Rui Hachimura's development as a three-point threat in his third season with the Washington Wizards garnered praise from both the team's general manager and head coach, but each said he must make defensive strides in the offseason to become the player the franchise needs.

After a summer in which he was the face of the Tokyo Olympics, the 24-year-old Japanese missed the first 39 games of the season for still largely unexplained "personal reasons," and in that period the Wizards learned to live without him.

When he returned, he had to find his feet in a team that had solidified in his absence.

Rui Hachimura (8) of the Washington Wizards takes a shot against Isaiah Hartenstein (55) of the Los Angeles Clippers on March 9, 2022, in Los Angeles, California. (Getty/Kyodo)

The team's president and general manager, Tommy Sheppard, on Tuesday said he was happy with the way Hachimura responded to that challenge.

"One thing I can really compliment him on is that very, very seldom do you see someone miss training camp, miss preseason and come back and have a productive year," he said during his end-of-season media availability.

"Especially, once he kicked the minutes restriction and was able to play, especially as a starter, his numbers (were) more what we envisioned for him."

Hachimura did not reclaim his place in the starting five until his 30th game and by then the Wizards' playoff hopes were slipping away.
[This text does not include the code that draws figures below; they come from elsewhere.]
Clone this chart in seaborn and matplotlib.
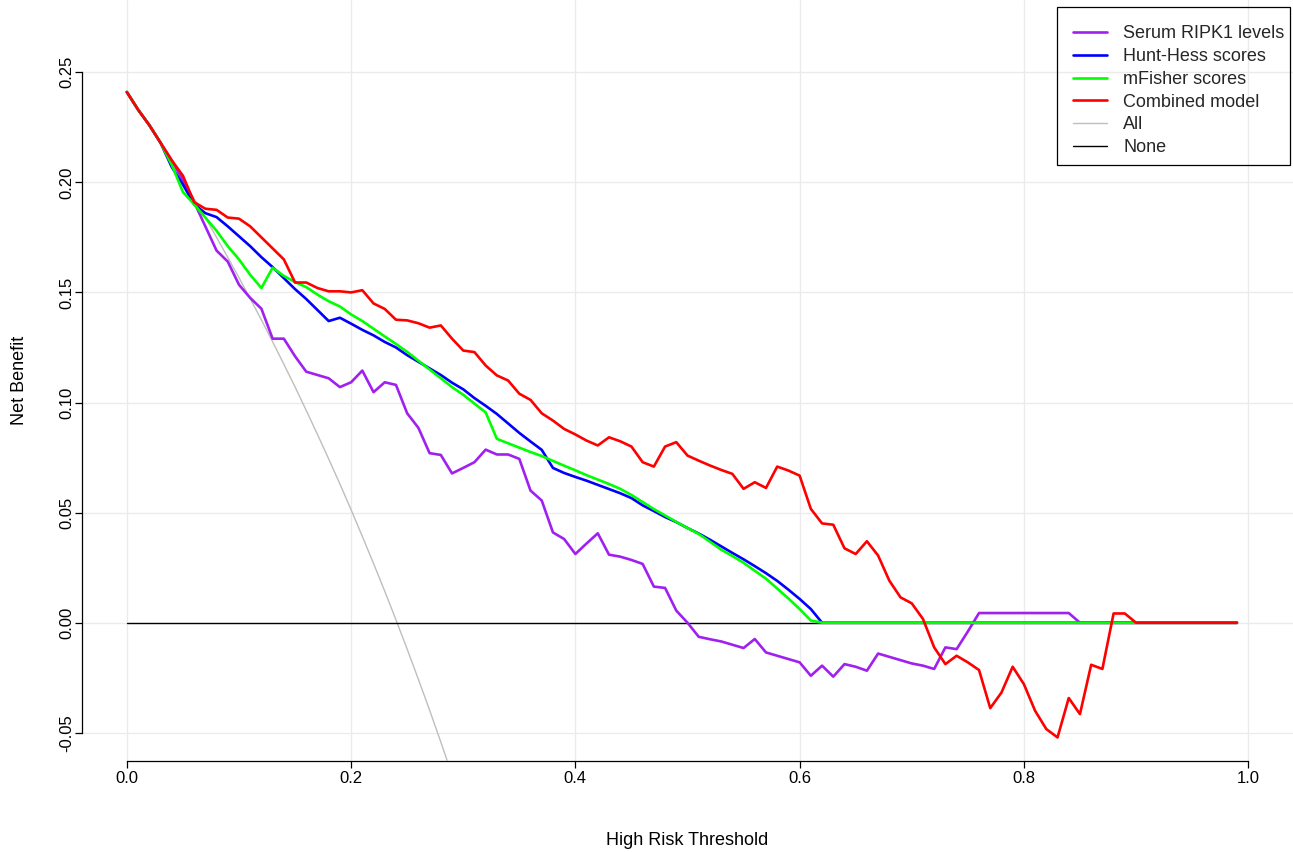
import numpy as np
import pandas as pd
import matplotlib
matplotlib.use("Agg")
import matplotlib.pyplot as plt
from matplotlib.patches import Rectangle
import seaborn as sns

# Threshold probabilities, 0.00 to 0.99
thresholds = np.round(np.arange(0, 100) * 0.01, 2)

ripk1_nb = [
    0.241, 0.233, 0.226, 0.218, 0.210, 0.201, 0.191, 0.180, 0.169, 0.164,
    0.1535, 0.1475, 0.1426, 0.129, 0.129, 0.121, 0.114, 0.1125, 0.111, 0.107,
    0.1092, 0.1145, 0.1047, 0.1092, 0.108, 0.0951, 0.0885, 0.077, 0.0762, 0.0678,
    0.0703, 0.0729, 0.0786, 0.0764, 0.0764, 0.0744, 0.060, 0.0555, 0.041, 0.038,
    0.0312, 0.036, 0.0406, 0.0309, 0.030, 0.0285, 0.0267, 0.0164, 0.0158, 0.0055,
    0.0, -0.0064, -0.0075, -0.0085, -0.010, -0.0115, -0.0074, -0.0135, -0.015, -0.0165,
    -0.018, -0.0241, -0.0195, -0.0245, -0.0188, -0.020, -0.0218, -0.014, -0.0155, -0.017,
    -0.0185, -0.0195, -0.021, -0.0112, -0.012, -0.004, 0.0044, 0.0044, 0.0044, 0.0044,
    0.0044, 0.0044, 0.0044, 0.0044, 0.0044, 0.0, 0.0, 0.0, 0.0, 0.0,
    0.0, 0.0, 0.0, 0.0, 0.0, 0.0, 0.0, 0.0, 0.0, 0.0,
]

hunt_hess_nb = [
    0.241, 0.233, 0.226, 0.218, 0.207, 0.199, 0.190, 0.186, 0.1842, 0.180,
    0.1755, 0.171, 0.166, 0.1615, 0.1565, 0.1515, 0.147, 0.142, 0.137, 0.1385,
    0.1358, 0.133, 0.1305, 0.1275, 0.125, 0.1215, 0.1185, 0.1155, 0.1125, 0.109,
    0.106, 0.102, 0.0985, 0.0948, 0.0905, 0.0862, 0.0823, 0.0785, 0.0703, 0.068,
    0.0662, 0.0645, 0.0626, 0.0607, 0.0588, 0.0566, 0.0533, 0.0507, 0.048, 0.0457,
    0.043, 0.0405, 0.0377, 0.0347, 0.0317, 0.0288, 0.0257, 0.0225, 0.019, 0.015,
    0.0108, 0.0062, 0.0, 0.0, 0.0, 0.0, 0.0, 0.0, 0.0, 0.0,
    0.0, 0.0, 0.0, 0.0, 0.0, 0.0, 0.0, 0.0, 0.0, 0.0,
    0.0, 0.0, 0.0, 0.0, 0.0, 0.0, 0.0, 0.0, 0.0, 0.0,
    0.0, 0.0, 0.0, 0.0, 0.0, 0.0, 0.0, 0.0, 0.0, 0.0,
]

mfisher_nb = [
    0.241, 0.233, 0.226, 0.218, 0.208, 0.1956, 0.190, 0.184, 0.178, 0.171,
    0.165, 0.158, 0.152, 0.1612, 0.1575, 0.1547, 0.1524, 0.149, 0.146, 0.1436,
    0.140, 0.137, 0.1335, 0.130, 0.1266, 0.123, 0.119, 0.115, 0.111, 0.107,
    0.1035, 0.0995, 0.0955, 0.0835, 0.0815, 0.0795, 0.0775, 0.0757, 0.0735, 0.0713,
    0.0692, 0.067, 0.065, 0.063, 0.0608, 0.058, 0.0548, 0.0516, 0.0487, 0.0458,
    0.043, 0.0403, 0.0368, 0.0332, 0.0303, 0.0272, 0.0236, 0.020, 0.0155, 0.011,
    0.0062, 0.001, 0.0, 0.0, 0.0, 0.0, 0.0, 0.0, 0.0, 0.0,
    0.0, 0.0, 0.0, 0.0, 0.0, 0.0, 0.0, 0.0, 0.0, 0.0,
    0.0, 0.0, 0.0, 0.0, 0.0, 0.0, 0.0, 0.0, 0.0, 0.0,
    0.0, 0.0, 0.0, 0.0, 0.0, 0.0, 0.0, 0.0, 0.0, 0.0,
]

combined_nb = [
    0.241, 0.233, 0.226, 0.218, 0.210, 0.203, 0.191, 0.188, 0.1875, 0.184,
    0.1835, 0.180, 0.175, 0.170, 0.165, 0.1545, 0.1545, 0.152, 0.1505, 0.1505,
    0.150, 0.151, 0.145, 0.1425, 0.1376, 0.1373, 0.136, 0.134, 0.135, 0.129,
    0.1236, 0.1229, 0.1168, 0.1123, 0.110, 0.104, 0.1012, 0.0951, 0.0918, 0.088,
    0.0855, 0.0827, 0.0805, 0.0842, 0.0824, 0.080, 0.0729, 0.0709, 0.080, 0.082,
    0.0759, 0.0736, 0.0714, 0.0694, 0.0676, 0.0608, 0.0638, 0.0612, 0.0709, 0.0691,
    0.0668, 0.0517, 0.0451, 0.0445, 0.0338, 0.0312, 0.037, 0.0305, 0.0191, 0.0115,
    0.0088, 0.0017, -0.0112, -0.0188, -0.015, -0.018, -0.0215, -0.0388, -0.0317, -0.020,
    -0.0279, -0.040, -0.0483, -0.0521, -0.0342, -0.0415, -0.0191, -0.021, 0.0042, 0.0042,
    0.0, 0.0, 0.0, 0.0, 0.0, 0.0, 0.0, 0.0, 0.0, 0.0,
]

# Treat-all strategy (drawn until it leaves the panel)
all_thresholds = thresholds[:30]
all_nb = [
    0.241, 0.2333, 0.2255, 0.2175, 0.2094, 0.2011, 0.1926, 0.1839, 0.1750, 0.1659,
    0.1567, 0.1472, 0.1375, 0.1276, 0.1174, 0.1071, 0.0964, 0.0855, 0.0744, 0.0630,
    0.0513, 0.0392, 0.0269, 0.0143, 0.0013, -0.0120, -0.0257, -0.0397, -0.0542, -0.0690,
]
# Treat-none strategy
none_nb = [0.0] * len(thresholds)

series_names = ["Serum RIPK1 levels", "Hunt-Hess scores", "mFisher scores",
                "Combined model", "All", "None"]
series_colors = ["#A020F0", "#0000FF", "#00FF00", "#FF0000", "#BEBEBE", "#000000"]

x_ticks = [0.0, 0.2, 0.4, 0.6, 0.8, 1.0]
x_tick_labels = ["0.0", "0.2", "0.4", "0.6", "0.8", "1.0"]
y_ticks = [-0.05, 0.0, 0.05, 0.10, 0.15, 0.20, 0.25]
y_tick_labels = ["-0.05", "0.00", "0.05", "0.10", "0.15", "0.20", "0.25"]

sns.set_theme(style="white")
plt.rcParams["font.family"] = ["Liberation Sans", "DejaVu Sans"]

W, H = 1293, 852
fig = plt.figure(figsize=(W / 100, H / 100), dpi=100)
ax = fig.add_axes([82 / W, 1 - 761 / H, (W - 82) / W, 761 / H])

ax.set_xlim(-0.04, 1.04)
ax.set_ylim(-0.05 - 0.0128, 0.27 + 0.0128)

# light grid at the tick positions
for xv in x_ticks:
    ax.axvline(xv, color="#EBEBEB", lw=1.0, zorder=0)
for yv in y_ticks:
    ax.axhline(yv, color="#EBEBEB", lw=1.0, zorder=0)

frames = {
    "All": pd.DataFrame({"threshold": all_thresholds, "net_benefit": all_nb}),
    "None": pd.DataFrame({"threshold": thresholds, "net_benefit": none_nb}),
    "Serum RIPK1 levels": pd.DataFrame({"threshold": thresholds, "net_benefit": ripk1_nb}),
    "Hunt-Hess scores": pd.DataFrame({"threshold": thresholds, "net_benefit": hunt_hess_nb}),
    "mFisher scores": pd.DataFrame({"threshold": thresholds, "net_benefit": mfisher_nb}),
    "Combined model": pd.DataFrame({"threshold": thresholds, "net_benefit": combined_nb}),
}
color_of = dict(zip(series_names, series_colors))
width_of = {"All": 1.0, "None": 1.0}

draw_order = ["All", "None", "Serum RIPK1 levels", "Hunt-Hess scores",
              "mFisher scores", "Combined model"]
for name in draw_order:
    sns.lineplot(data=frames[name], x="threshold", y="net_benefit", ax=ax,
                 color=color_of[name], linewidth=width_of.get(name, 1.9),
                 estimator=None, sort=False, label=name, zorder=3)

# R-style axes: spines spanning only the tick range
for side in ["top", "right"]:
    ax.spines[side].set_visible(False)
ax.spines["left"].set_bounds(-0.05, 0.25)
ax.spines["bottom"].set_bounds(0.0, 1.0)
for side in ["left", "bottom"]:
    ax.spines[side].set_color("black")
    ax.spines[side].set_linewidth(0.9)

ax.set_xticks(x_ticks)
ax.set_xticklabels(x_tick_labels)
ax.set_yticks(y_ticks)
ax.set_yticklabels(y_tick_labels, rotation=90, va="center")
ax.tick_params(axis="both", which="major", direction="out", length=5, width=0.9,
               color="black", labelsize=12, labelcolor="black",
               bottom=True, left=True)
ax.tick_params(axis="x", pad=2)
ax.tick_params(axis="y", pad=0.8)

ax.set_xlabel("High Risk Threshold", fontsize=13, color="black", labelpad=33)
ax.set_ylabel("Net Benefit", fontsize=13, color="black", labelpad=22)

handles, labels = ax.get_legend_handles_labels()
hmap = dict(zip(labels, handles))
leg = ax.legend([hmap[n] for n in series_names], series_names,
                loc="upper left", bbox_to_anchor=(1073 / W, 1 - 25.5 / H),
                bbox_transform=fig.transFigure, fontsize=13, frameon=False,
                labelspacing=0.315, handlelength=1.88, handletextpad=0.89,
                borderpad=0, borderaxespad=0)

# legend border box
fig.patches.append(Rectangle((1057 / W, 1 - 165 / H), (1290 - 1057) / W, (165 - 7) / H,
                             transform=fig.transFigure, fill=False,
                             edgecolor="black", linewidth=0.9, zorder=5))

fig.savefig("out.png", dpi=100, facecolor="white")
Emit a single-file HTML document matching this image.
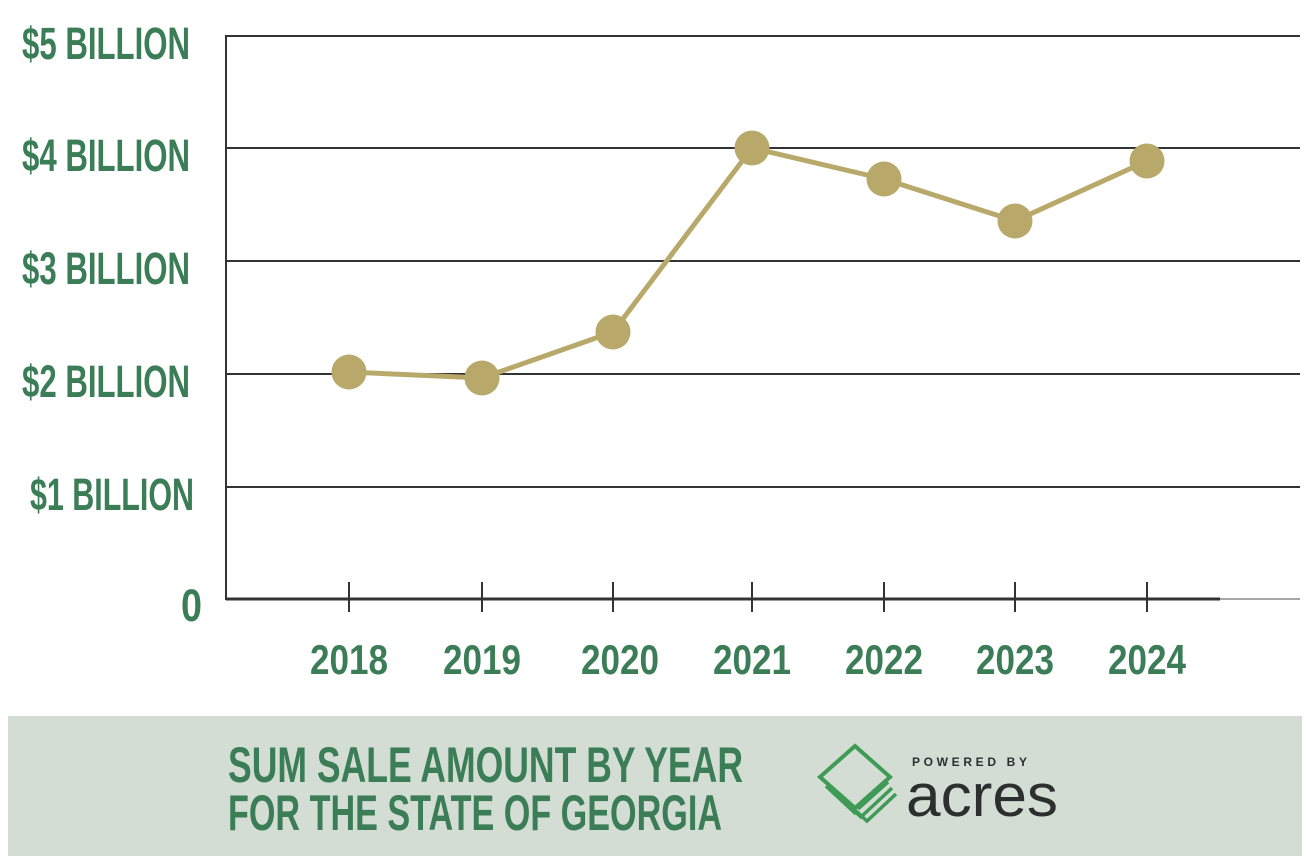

His production steadily ramped up to the point that he scored 20 points or more in five of his team's last eight games, having broken the 20-point barrier only once before that.

He ended the season averaging 11.3 points, down from a career-high 13.8 in the previous season, as well as 3.8 rebounds, 1.1 assists and 1.6 free throw attempts per game -- all lower than the 2020-2021 season.

The Toyama native's improvement from behind the three-point arc was significant, though.

He finished the season shooting 44.7 percent on almost three attempts per game. That was up from 32.8 percent last season, on a higher per-game volume, in approximately nine fewer minutes of court time per game, a major forward step in efficiency.

Rui Hachimura (8) of the Washington Wizards drives to the basket during a game against the Chicago Bulls on March 29, 2022, in Washington. (Copyright 2022 NBAE)(NBAE/Getty/Kyodo)

Hachimura's return to the starting lineup coincided with some better play for the team. A major trade that around a month earlier brought in Latvian former All-Star Kristaps Porzingis also pushed things in the right direction.

"I feel like these last two weeks we got together and had better chemistry and we started winning. So, I think for us, we just need this offseason to have a little more time together and have better chemistry and come back stronger next season," Hachimura said after the team's last game of the season.

Heading into the offseason, Hachimura said he knows he needs to keep working on his game, but there may be a gap between what he thinks he needs to do and what the Wizards expect.

"I am just going to keep working on what I have been doing: three points, my midrange game, ball-handling. The stuff I have been working on," Hachimura said.

His coach, Wes Unseld Jr., agreed that Hachimura has taken his offensive game to another level, though he wants to see growth on the other side of the ball in his fourth season.

"Defensively, I think it is more of the nuance things for him. He has got the ability to guard the ball, to stay in front (of his opposing player). We have seen him use his physicality, his size to guard (forwards and centers) but more of the level of communication, identifying situations cleaner and quicker, being able to articulate coverage, and process things, I think is important," Unseld, who completed his first year as an NBA head coach, said Tuesday.

"All those things require reps, so I just think it is going to take a bit of time, but I think he is better now than what he was when we started to implement him 40 games ago."

Sheppard agreed, calling Hachimura a "great blend player," someone who can fit into various schemes.

"That three-point line certainly became his friend, and he embraced it," Sheppard said.

"Now we need him to work on his defense, like everyone else, and I think he will be an excellent two-way player who can play multiple positions."

Rui Hachimura (8) of the Washington Wizards drives to the basket during the game against the New York Knicks on April 8, 2022 at Capital One Arena in Washington. (Copyright 2022 NBAE)(NBAE/Getty/Kyodo)

Positional versatility is key in the modern NBA. Hachimura has to earn his spot, especially now alongside Porzingis, who despite his 2.21-meter frame can shoot and handle the ball, and Kyle Kuzma, acquired from the Los Angeles Lakers in a monster August 2021 trade in which the Wizards dealt former MVP Russell Westbrook.

Unseld indicated that Hachimura's defensive improvement will be key to that.

"That is one of those layers we're alluding to where there is growth. I think expanding both sides of the ball for him will be great. He has picked up a lot quite quickly," Unseld said.